Les jeunes femmes de la famille sont d'agréables chanteuses (3) et des pianistes distinguées. Elles ont installé un comptoir particulier de musique dans une des salles de cette maison, véritable sanctuaire d'Euterpe.

(3) Adam (Louis) a publié un Journal d'ariettes italiennes de Mlles Érard.

Ce que je viens de dire peut donner une idée de l'importance de l'établissement. Pour apprécier la perfection des instruments qui en sortent, il fait, comme je l'ai fait, les essayer soi-même. Ils ont toutes les qualités désirables de brillant et de sonorité de toucher et répondent, mieux que les piano-forte anglais, aux intention de l'exécutant ; ces derniers ont peut-être plus de son.

Les frères Érard ont à Londres une succursale importante.
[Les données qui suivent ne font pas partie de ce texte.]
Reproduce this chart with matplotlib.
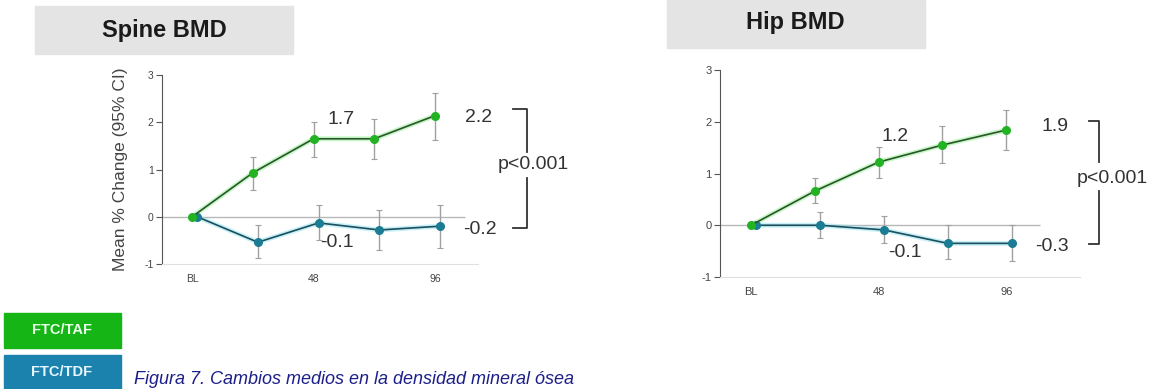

C'est l'aîne, que j'ai regretté de ne pas voir, qui la dirige ; il réside habituellement en Angleterre.

Cette succursale anglais est principalement effectée à la fabrication et à la vente des harpes, auxquelles M. Érard a apporté des perfectionnements remarquables. La seule vue d'un de ces instruments , si artistement travaillés, entre les bras d'une belle personne, cause du plaisir ; suivant qu'elles sont plus ou moins ornées, les harpes coûtent de soixante (1,440 fr.) à cent louis neufs et au delà (2,400 fr.)! Les Russes et les Anglais, bons appréciateurs d'un travail fini et plus à même que d'autres de satisfaire leurs fantaisies, achètent la plupart de ces instruments. A Paris, on en trouve chez quelques «nouveaux riches» ; ils se les procurent, ne fût-ce qu'à titre de meubles décoratifs. Pas plus qu'eux, leurs enfants n'ont en effet grand souci de cette musique, qui passionnait jadis tout ce qui était riche et distingué. Les gens du grand monde sont presque tous morts, d'autres ont fui Paris, et ceux qui sont revenus, dans ces derniers temps, n'ont plus ni la fortune ni la tranquillité d'esprit indispensables à la culture des arts d'agrément. C'est une des raisons pour lesquelles, en dehors des théâtres, on entend si peu de musique. Autrefois, elle vous poursuivait en quelque sorte : dans une foule de maisons, on pouvait entendre un quatuor presque chaque après-midi, et il ne se passait guère de soirée sans grand ou petit concert. On n'avait que l'embarras du choix entre le bon et le meilleur ; tout cela est fini!